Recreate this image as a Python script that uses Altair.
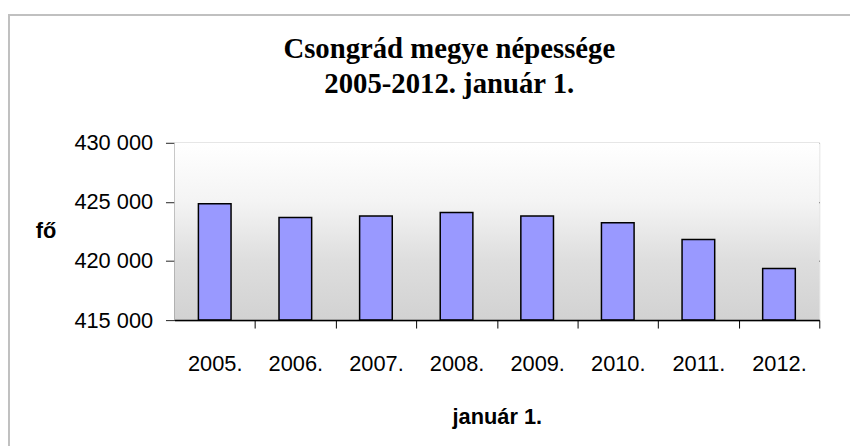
import altair as alt
import pandas as pd

years = ["2005.", "2006.", "2007.", "2008.", "2009.", "2010.", "2011.", "2012."]
population = [424840, 423690, 423800, 424110, 423800, 423240, 421820, 419360]

y_min, y_max, y_step = 415000, 430000, 5000

df = pd.DataFrame({"ev": years, "nepesseg": population})

W, H = 651, 179
label_font = "Liberation Sans"
half_step = W / len(years) / 2

# plot-area gradient background
bg = alt.Chart(pd.DataFrame({"a": [0]})).mark_rect(
    fill=alt.Gradient(
        gradient="linear",
        stops=[
            alt.GradientStop(color="#ffffff", offset=0),
            alt.GradientStop(color="#f4f4f4", offset=0.33),
            alt.GradientStop(color="#dedede", offset=0.66),
            alt.GradientStop(color="#d2d2d2", offset=1),
        ],
        x1=0, x2=0, y1=0, y2=1,
    )
).encode(
    x=alt.value(0), x2=alt.value(W),
    y=alt.value(0), y2=alt.value(H),
)

# outer chart frame (Excel-style border)
frame = alt.Chart(pd.DataFrame({"a": [0]})).mark_rect(
    filled=False, stroke="#c0c0c0", strokeWidth=2
).encode(
    x=alt.value(-167), x2=alt.value(1200),
    y=alt.value(-129), y2=alt.value(1200),
)

bars = alt.Chart(df).mark_bar(
    fill="#9999ff", stroke="#000000", strokeWidth=1.5
).encode(
    x=alt.X(
        "ev:N", sort=years,
        scale=alt.Scale(paddingInner=0.595, paddingOuter=0.2975),
        axis=alt.Axis(
            title="január 1.",
            titleFont="Liberation Sans", titleFontSize=22, titleFontWeight="bold",
            titleColor="#000000",
            titleBaseline="alphabetic", titleY=104, titleX=W / 2,
            labelFont=label_font, labelFontSize=22, labelColor="#000000",
            labelAngle=0, labelBaseline="alphabetic", labelPadding=43,
            labelOffset=-half_step,
            ticks=True, tickOffset=half_step, tickSize=8,
            tickColor="#000000", tickWidth=1,
            domainColor="#000000", domainWidth=1.5,
            grid=False, zindex=1,
        ),
    ),
    y=alt.Y(
        "nepesseg:Q",
        scale=alt.Scale(domain=[y_min, y_max], nice=False, zero=False),
        axis=alt.Axis(
            values=list(range(y_min, y_max + 1, y_step)),
            labelExpr="replace(format(datum.value, ',d'), ',', ' ')",
            title="fő",
            titleFont="Liberation Sans", titleFontSize=22, titleFontWeight="bold",
            titleColor="#000000",
            titleAngle=0, titleAlign="center", titleBaseline="alphabetic",
            titleX=-130, titleY=96,
            labelFont=label_font, labelFontSize=22, labelColor="#000000",
            labelPadding=13, tickSize=9, tickColor="#222222",
            domainColor="#333333",
            grid=True,
            gridColor={"condition": {"test": "datum.value == 430000", "value": "#8a8a8a"}, "value": "#222222"},
            gridWidth=1,
        ),
    ),
    y2=alt.Y2(datum=y_min),
)

chart = alt.layer(frame, bg, bars).properties(
    width=W,
    height=H,
    autosize=alt.AutoSizeParams(type="none"),
    padding={"left": 168, "top": 134, "right": 31, "bottom": 125},
    title=alt.TitleParams(
        text=["Csongrád megye népessége", "2005-2012. január 1."],
        font="Liberation Serif", fontSize=29, fontWeight="bold", color="#000000",
        anchor="middle", frame="group", dx=-48, dy=86, lineHeight=36,
        offset=0,
    ),
).configure_view(
    stroke="#8a8a8a", strokeWidth=1
).configure(background="#ffffff")

chart.save("out.html", embed_options={"renderer": "svg", "actions": False})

**WHAT YOU WILL DO:** Return the listing above in full and without alteration, excluding its pictures.

**WORKED SOLUTION:**
Recreate this image as a Python script that uses Altair.
import altair as alt
import pandas as pd

years = ["2005.", "2006.", "2007.", "2008.", "2009.", "2010.", "2011.", "2012."]
population = [424840, 423690, 423800, 424110, 423800, 423240, 421820, 419360]

y_min, y_max, y_step = 415000, 430000, 5000

df = pd.DataFrame({"ev": years, "nepesseg": population})

W, H = 651, 179
label_font = "Liberation Sans"
half_step = W / len(years) / 2

# plot-area gradient background
bg = alt.Chart(pd.DataFrame({"a": [0]})).mark_rect(
    fill=alt.Gradient(
        gradient="linear",
        stops=[
            alt.GradientStop(color="#ffffff", offset=0),
            alt.GradientStop(color="#f4f4f4", offset=0.33),
            alt.GradientStop(color="#dedede", offset=0.66),
            alt.GradientStop(color="#d2d2d2", offset=1),
        ],
        x1=0, x2=0, y1=0, y2=1,
    )
).encode(
    x=alt.value(0), x2=alt.value(W),
    y=alt.value(0), y2=alt.value(H),
)

# outer chart frame (Excel-style border)
frame = alt.Chart(pd.DataFrame({"a": [0]})).mark_rect(
    filled=False, stroke="#c0c0c0", strokeWidth=2
).encode(
    x=alt.value(-167), x2=alt.value(1200),
    y=alt.value(-129), y2=alt.value(1200),
)

bars = alt.Chart(df).mark_bar(
    fill="#9999ff", stroke="#000000", strokeWidth=1.5
).encode(
    x=alt.X(
        "ev:N", sort=years,
        scale=alt.Scale(paddingInner=0.595, paddingOuter=0.2975),
        axis=alt.Axis(
            title="január 1.",
            titleFont="Liberation Sans", titleFontSize=22, titleFontWeight="bold",
            titleColor="#000000",
            titleBaseline="alphabetic", titleY=104, titleX=W / 2,
            labelFont=label_font, labelFontSize=22, labelColor="#000000",
            labelAngle=0, labelBaseline="alphabetic", labelPadding=43,
            labelOffset=-half_step,
            ticks=True, tickOffset=half_step, tickSize=8,
            tickColor="#000000", tickWidth=1,
            domainColor="#000000", domainWidth=1.5,
            grid=False, zindex=1,
        ),
    ),
    y=alt.Y(
        "nepesseg:Q",
        scale=alt.Scale(domain=[y_min, y_max], nice=False, zero=False),
        axis=alt.Axis(
            values=list(range(y_min, y_max + 1, y_step)),
            labelExpr="replace(format(datum.value, ',d'), ',', ' ')",
            title="fő",
            titleFont="Liberation Sans", titleFontSize=22, titleFontWeight="bold",
            titleColor="#000000",
            titleAngle=0, titleAlign="center", titleBaseline="alphabetic",
            titleX=-130, titleY=96,
            labelFont=label_font, labelFontSize=22, labelColor="#000000",
            labelPadding=13, tickSize=9, tickColor="#222222",
            domainColor="#333333",
            grid=True,
            gridColor={"condition": {"test": "datum.value == 430000", "value": "#8a8a8a"}, "value": "#222222"},
            gridWidth=1,
        ),
    ),
    y2=alt.Y2(datum=y_min),
)

chart = alt.layer(frame, bg, bars).properties(
    width=W,
    height=H,
    autosize=alt.AutoSizeParams(type="none"),
    padding={"left": 168, "top": 134, "right": 31, "bottom": 125},
    title=alt.TitleParams(
        text=["Csongrád megye népessége", "2005-2012. január 1."],
        font="Liberation Serif", fontSize=29, fontWeight="bold", color="#000000",
        anchor="middle", frame="group", dx=-48, dy=86, lineHeight=36,
        offset=0,
    ),
).configure_view(
    stroke="#8a8a8a", strokeWidth=1
).configure(background="#ffffff")

chart.save("out.html", embed_options={"renderer": "svg", "actions": False})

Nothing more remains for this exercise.